VwSen-105309/2/BI/FB Linz, am 12. März 1998 DVR.0690392

E r k e n n t n i s

Der unabhängige Verwaltungssenat des Landes Oberösterreich hat durch sein Mitglied Mag. Karin Bissenberger über die Berufung des Herrn W S, P, S, vertreten durch RAe Dr. F H & Partner, F, V, vom 10. Februar 1998 gegen das Straferkenntnis der Bezirkshauptmannschaft Vöcklabruck vom 2. Februar 1998, VerkR96-7935-1997, wegen Übertretung des Kraftfahrgesetzes 1967, zu Recht erkannt:

Der Berufung wird insofern Folge gegeben, als der Schuldspruch des Straferkenntnisses mit der Maßgabe bestätigt wird, daß der Satz "Sie haben am 9.6.1997 fälschlich die Auskunft erteilt, daß M M, M, W, der Lenker war." zu entfallen hat; die Geldstrafe wird jedoch auf 1.500 S und die Ersatzfreiheitsstrafe auf 60 Stunden herabgesetzt.

Der Verfahrenskostenbeitrag erster Instanz ermäßigt sich auf 150 S; ein Kostenbeitrag zum Rechtsmittelverfahren entfällt.

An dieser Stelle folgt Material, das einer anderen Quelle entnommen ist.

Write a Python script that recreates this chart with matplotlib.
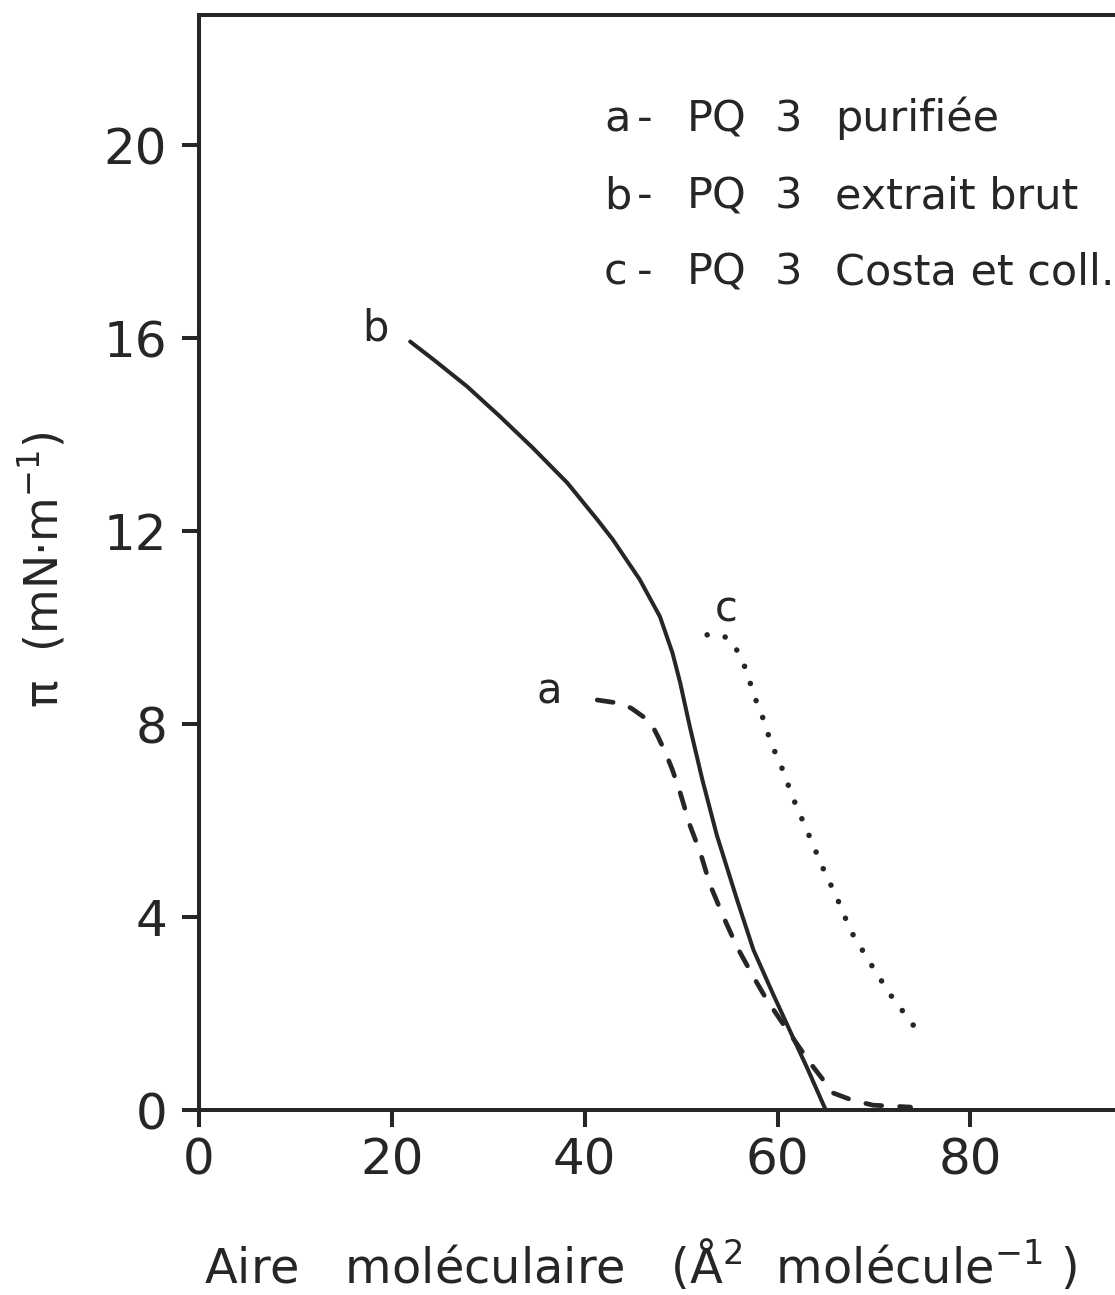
import matplotlib
matplotlib.use("Agg")
import matplotlib.pyplot as plt

# Surface pressure isotherms (pi vs molecular area)
# a - purified PQ 3 (dashed)
area_a = [41.3, 44.0, 44.9, 46.8, 47.6, 48.4, 49.1, 49.9, 50.9, 52.0, 53.0, 54.4,
          55.8, 57.5, 58.9, 61.0, 63.4, 65.8, 67.8, 69.9, 73.8]
pi_a = [8.5, 8.42, 8.32, 8.05, 7.74, 7.4, 7.05, 6.58, 5.91, 5.33, 4.67, 4.0,
        3.38, 2.76, 2.28, 1.66, 0.97, 0.35, 0.2, 0.1, 0.06]

# b - crude PQ 3 extract (solid)
area_b = [21.9, 24.3, 27.8, 31.2, 34.6, 38.2, 41.3, 42.9, 45.7, 47.8, 49.1, 49.9,
          50.9, 52.2, 53.7, 55.8, 57.5, 59.5, 61.5, 63.1, 65.0]
pi_b = [15.93, 15.56, 15.0, 14.38, 13.73, 13.0, 12.24, 11.83, 11.0, 10.23, 9.48, 8.86,
        7.95, 6.85, 5.7, 4.36, 3.32, 2.42, 1.55, 0.86, 0.0]

# c - PQ 3 after Costa et coll. (dotted)
area_c = [52.7, 54.8, 55.6, 56.4, 57.0, 57.6, 58.3, 58.9, 59.5, 60.4, 61.6, 63.1,
          64.7, 66.2, 67.6, 69.6, 71.7, 74.0, 75.0]
pi_c = [9.85, 9.8, 9.6, 9.3, 8.96, 8.57, 8.24, 7.86, 7.53, 7.12, 6.47, 5.77,
        5.02, 4.38, 3.71, 3.05, 2.39, 1.78, 1.51]

x_ticks = [0, 20, 40, 60, 80]
y_ticks = [0, 4, 8, 12, 16, 20]

legend_letters = ["a", "b", "c"]
legend_names = ["PQ", "PQ", "PQ"]
legend_nums = ["3", "3", "3"]
legend_desc = ["purifiée", "extrait brut", "Costa et coll."]

INK = "#262626"
plt.rcParams["font.family"] = ["DejaVu Sans"]

fig = plt.figure(figsize=(11.15, 12.95), dpi=100)
W, H = 1115, 1295
ax = fig.add_axes([199 / W, 1 - 1110 / H, (W - 199) / W, (1110 - 15) / H])

ax.plot(area_b, pi_b, color=INK, lw=2.9, solid_capstyle="round", solid_joinstyle="round")
ax.plot(area_a, pi_a, color=INK, lw=3.4, linestyle=(0, (3.4, 3.8)),
        dash_capstyle="round")
ax.plot(area_c, pi_c, color=INK, lw=4.0, linestyle=(0, (0.01, 3.25)),
        dash_capstyle="round")

ax.set_xlim(0, 95)
ax.set_ylim(0, 22.7)
ax.set_xticks(x_ticks)
ax.set_yticks(y_ticks)
ax.set_xticklabels([str(v) for v in x_ticks])
ax.set_yticklabels([str(v) for v in y_ticks])

for side in ("left", "top", "bottom"):
    ax.spines[side].set_linewidth(2.9)
    ax.spines[side].set_color(INK)
ax.spines["right"].set_visible(False)

ax.tick_params(axis="both", direction="out", length=12, width=2.9, color=INK,
               labelsize=36, labelcolor=INK)
ax.tick_params(axis="y", pad=11)
ax.tick_params(axis="x", pad=7)

# curve letters
lab_kw = dict(fontsize=30, color=INK, ha="center", va="center")
ax.text(18.3, 16.2, "b", **lab_kw)
ax.text(36.3, 8.67, "a", **lab_kw)
ax.text(54.7, 10.37, "c", **lab_kw)

# key in the upper right
key_y = [20.29, 18.69, 17.12]
for yy, let, nm, num, desc in zip(key_y, legend_letters, legend_names, legend_nums, legend_desc):
    kw = dict(fontsize=31, color=INK, ha="left", va="baseline")
    ax.text(42.0, yy, let, **kw)
    ax.text(45.4, yy, "-", **kw)
    ax.text(50.6, yy, nm, **kw)
    ax.text(59.75, yy, num, **kw)
    ax.text(66.0, yy, desc, **kw)

fig.text(43 / W, 1 - 570 / H, "π  (mN·m$^{-1}$)", rotation=90, fontsize=33,
         color=INK, ha="center", va="center")
fig.text(640 / W, 1 - 1283 / H,
         "Aire   moléculaire   (Å$^{2}$  molécule$^{-1}$ )",
         fontsize=34.5, color=INK, ha="center", va="baseline")

fig.savefig("out.png", dpi=100, facecolor="white")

Rechtsgrundlage: zu I.: § 66 Abs.4 AVG iVm §§ 24, 51 Abs.1, 44a Z1 und 19 VStG, §§ 103 Abs.2 iVm 134 Abs.1 KFG 1967. zu II.: §§ 64 und 65 VStG.

Entscheidungsgründe:

zu I.:

1. Die Bezirkshauptmannschaft Vöcklabruck hat mit dem oben angeführten Straferkenntnis über den Beschuldigten wegen der Verwaltungsübertretung gemäß §§ 103 Abs.2 iVm 134 Abs.1 KFG 1967 eine Geldstrafe von 2.000 S (72 Stunden EFS) verhängt, weil er als die von der Zulassungsbesitzerin M S, G, C, namhaft gemachte Auskunftsperson trotz schriftlicher Aufforderung der Bezirkshauptmannschaft Vöcklabruck vom 26. Mai 1997, VerkR96-7935-1997, (zugestellt am 2. Juni 1997) nicht binnen zwei Wochen nach Zustellung der Behörde Auskunft darüber erteilt habe, wer den PKW am 12. November 1996 um 16.09 Uhr gelenkt habe. Er habe am 9. Juni 1997 fälschlich die Auskunft erteilt, daß M M, M, W, der Lenker gewesen sei. Gleichzeitig wurde ihm ein Verfahrenskostenbeitrag von 200 S auferlegt.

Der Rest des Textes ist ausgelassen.